Kraft Heinz Co. (KHC - Get Report) shares tanked to an all-time low Thursday after the packaged food company's delayed second quarter earnings report revealed a further $1 billion in impairments owing to its investigation into accounting practices that led to the restatement of its financial results for 2016 and 2017.
Kraft said adjusted earnings for the three months ending in June came in at 78 cents per share, down 21% from the same period last year but firmly ahead of the Street consensus forecast of 61 cents per share. Group revenues, Kraft Heinz said, fell 16.3% to $5.595 billion, just shy of analysts' estimates of a $6.07 billion tally. Organic net sales over the first half of the year fell 1.5%, Kraft said, while first half profits more than halved, to $854 million, from the year-ago period.
Kraft said its expects to record a non-cash impairment loss off $620 million in its first quarter results, as well as non-cash impairment of $124 million in the second quarter, noting" we continue to evaluate the amount of the impairments and execute and test certain internal controls" but could "... "make no assurances these estimates will not change"."We have significant work ahead of us to set our strategic priorities and change the trajectory of our business," CEO Miguel Patricio told investors on a conference call Thursday.
Kraft Heinz shares were marked 13.57% lower immediately following the earnings release to change hands at $26.68, and all-time low and a move that extends the stock's year-to-date decline to around 38%.
Kraft said earlier this spring that its probe found that "several" of its employees in the procurement area of the group had engaged in misconduct linked to the recognition of costs and rebates, but added that senior management wasn't involved.
The adjustments clipped around 10 cents per share from Kraft Heinz's earnings over a period of just under three years, the company said, and will mean its fiscal fourth quarter report, for the three months ending in March, will be delayed.

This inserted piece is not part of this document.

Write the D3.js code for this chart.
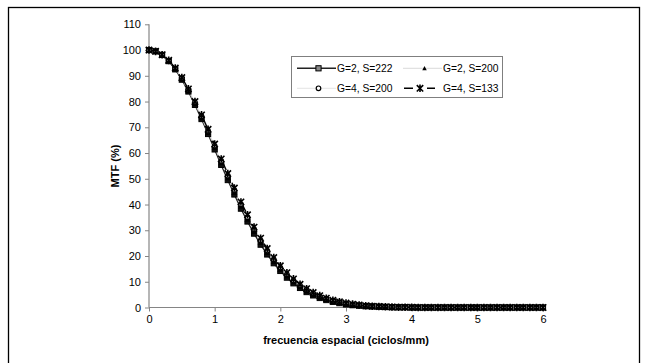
<!DOCTYPE html>
<html><head><meta charset="utf-8">
<script src="https://cdn.jsdelivr.net/npm/d3@7/dist/d3.min.js"></script>
<style>body{margin:0;background:#fff}svg{display:block}text{font-family:"Liberation Sans",Arial,sans-serif}</style>
</head><body><svg id="c" width="647" height="363"></svg>
<script>
const freq = [0,0.1,0.2,0.3,0.4,0.5,0.6,0.7,0.8,0.9,
1,1.1,1.2,1.3,1.4,1.5,1.6,1.7,1.8,1.9,
2,2.1,2.2,2.3,2.4,2.5,2.6,2.7,2.8,2.9,
3,3.1,3.2,3.3,3.4,3.5,3.6,3.7,3.8,3.9,
4,4.1,4.2,4.3,4.4,4.5,4.6,4.7,4.8,4.9,
5,5.1,5.2,5.3,5.4,5.5,5.6,5.7,5.8,5.9,6];
const g2s222 = [100,99.5,98.1,95.7,92.5,88.5,83.9,78.7,73.2,67.4,
61.4,55.4,49.5,43.9,38.4,33.4,28.7,24.4,20.6,17.2,
14.2,11.6,9.4,7.6,6.0,4.7,3.7,2.9,2.2,1.7,
1.2,0.9,0.7,0.5,0.4,0.3,0.2,0.1,0.1,0.1,
0,0,0,0,0,0,0,0,0,0,
0,0,0,0,0,0,0,0,0,0,0];
const g2s200 = [100,99.5,98.1,95.8,92.7,88.8,84.2,79.1,73.7,68.0,
62.1,56.2,50.4,44.7,39.3,34.3,29.5,25.2,21.4,17.9,
14.9,12.2,10.0,8.1,6.4,5.1,4.0,3.1,2.4,1.9,
1.4,1.0,0.8,0.6,0.4,0.3,0.2,0.1,0.1,0.1,
0,0,0,0,0,0,0,0,0,0,
0,0,0,0,0,0,0,0,0,0,0];
const g4s200 = [100,99.5,98.2,95.9,92.8,89.0,84.6,79.6,74.3,68.6,
62.8,56.9,51.2,45.6,40.1,35.1,30.4,26.1,22.1,18.7,
15.5,12.9,10.5,8.5,6.9,5.4,4.3,3.4,2.6,2.0,
1.5,1.2,0.9,0.6,0.5,0.4,0.3,0.2,0.1,0.1,
0,0,0,0,0,0,0,0,0,0,
0,0,0,0,0,0,0,0,0,0,0];
const g4s133 = [100,99.5,98.2,96.0,93.0,89.3,84.9,80.0,74.8,69.2,
63.5,57.7,52.0,46.4,41.0,36.0,31.2,26.9,22.9,19.4,
16.2,13.5,11.1,9.0,7.3,5.8,4.6,3.6,2.8,2.2,
1.7,1.3,1.0,0.7,0.5,0.4,0.3,0.2,0.1,0.1,
0.1,0,0,0,0,0,0,0,0,0,
0,0,0,0,0,0,0,0,0,0,0];
const seriesNames = ["G=2, S=222","G=2, S=200","G=4, S=200","G=4, S=133"];
const xTicks = [0,1,2,3,4,5,6];
const yTicks = [0,10,20,30,40,50,60,70,80,90,100,110];

const svg = d3.select("#c");
const x = d3.scaleLinear().domain([0,6]).range([149,543]);
const y = d3.scaleLinear().domain([0,110]).range([307.5,24.3]);

// frame
svg.append("rect").attr("x",8.5).attr("y",7.5).attr("width",631).attr("height",380)
  .attr("fill","none").attr("stroke","#000").attr("stroke-width",1.3);

const styles = [
  {vals:g2s222, line:"#222", w:1.4, dash:null, marker:"square"},
  {vals:g2s200, line:"#d0d0d0", w:0.8, dash:null, marker:"triangle"},
  {vals:g4s200, line:"#dcdcdc", w:0.8, dash:null, marker:"circle"},
  {vals:g4s133, line:"#000", w:1.4, dash:"9,14", marker:"star"}
];

// axes
const gx = svg.append("g").attr("transform","translate(0,307.5)")
  .call(d3.axisBottom(x).tickValues(xTicks).tickSize(4).tickPadding(4).tickFormat(d3.format("d")));
const gy = svg.append("g").attr("transform","translate(149,0)")
  .call(d3.axisLeft(y).tickValues(yTicks).tickSize(4).tickPadding(4).tickFormat(d3.format("d")));
[gx,gy].forEach(g=>{
  g.selectAll(".domain").attr("stroke","#858585").attr("stroke-width",1.2);
  g.selectAll(".tick line").attr("stroke","#858585");
  g.selectAll(".tick text").attr("fill","#000").style("font-size","11px").style("font-family","'Liberation Sans',Arial,sans-serif");
});
gx.select(".domain").attr("d","M149,0H543");
gy.select(".domain").attr("d","M0,307.5V24.3");

function drawMarker(g, type, cx, cy, s){
  if(type==="square"){
    g.append("rect").attr("x",cx-2.6).attr("y",cy-2.6).attr("width",5.2).attr("height",5.2)
      .attr("fill",s?"#888":"#111").attr("stroke","#000").attr("stroke-width",1);
  } else if(type==="triangle"){
    const k = s?0.75:1;
    g.append("path").attr("d",`M${cx},${cy-3*k}L${cx+3*k},${cy+2.5*k}L${cx-3*k},${cy+2.5*k}Z`).attr("fill","#000");
  } else if(type==="circle"){
    g.append("circle").attr("cx",cx).attr("cy",cy).attr("r",2.3).attr("fill","#fff").attr("stroke","#000").attr("stroke-width",1.2);
  } else {
    const r=3.2;
    g.append("path").attr("d",`M${cx-r},${cy-r}L${cx+r},${cy+r}M${cx+r},${cy-r}L${cx-r},${cy+r}M${cx},${cy-r-0.6}V${cy+r+0.6}`)
      .attr("stroke","#000").attr("stroke-width",1.6);
  }
}

const line = d3.line().x((d,i)=>x(freq[i])).y(d=>y(d));
const plot = svg.append("g");
styles.forEach(st=>{
  const p = plot.append("path").datum(st.vals).attr("d",line).attr("fill","none")
    .attr("stroke",st.line).attr("stroke-width",st.w);
  if(st.dash) p.attr("stroke-dasharray",st.dash);
});
styles.forEach(st=>{
  const mg = plot.append("g");
  st.vals.forEach((v,i)=>drawMarker(mg, st.marker, x(freq[i]), y(v), false));
});

// axis titles
svg.append("text").attr("x",346).attr("y",344).attr("text-anchor","middle")
  .style("font-size","11px").style("font-weight","bold").text("frecuencia espacial (ciclos/mm)");
svg.append("text").attr("transform","translate(119,166) rotate(-90)").attr("text-anchor","middle")
  .style("font-size","11px").style("font-weight","bold").text("MTF (%)");

// legend
const lg = svg.append("g");
lg.append("rect").attr("x",291.5).attr("y",56.5).attr("width",211).attr("height",41)
  .attr("fill","#fff").attr("stroke","#7f7f7f").attr("stroke-width",1);
const pos = [[297,68.3],[403,68.3],[297,88.3],[403,88.3]];
styles.forEach((st,i)=>{
  const [lx,ly]=pos[i];
  const l = lg.append("line").attr("x1",lx).attr("x2",lx+39).attr("y1",ly).attr("y2",ly)
    .attr("stroke",st.line).attr("stroke-width",st.w);
  if(st.dash) l.attr("stroke-dasharray","9,14").attr("x2",lx+32).attr("x1",lx+1);
  drawMarker(lg, st.marker, lx+(st.dash?17:21.5), ly, true);
  lg.append("text").attr("x",lx+40).attr("y",ly+3.8).style("font-size","10.3px").text(seriesNames[i]);
});
</script></body></html>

Warren Buffett, whose Berkshire Hathaway (BRK.A - Get Report) investment group owns around 26.7% of Kraft Heinz, said he took a $3 billion goodwill writedown on the holding earlier this year, and wasn't able to book anything from the stake in Berkshire's first quarter earnings report owing to the delay in Kraft filing its 10-k with the SEC.
"It's pretty unusual. It means we put in zero for earnings even though we received $130 million in dividends but we don't count that in earnings because it's an equity type of investment, " Buffett told reporters during Berkshire's annual general meeting in Omaha, Nebraska.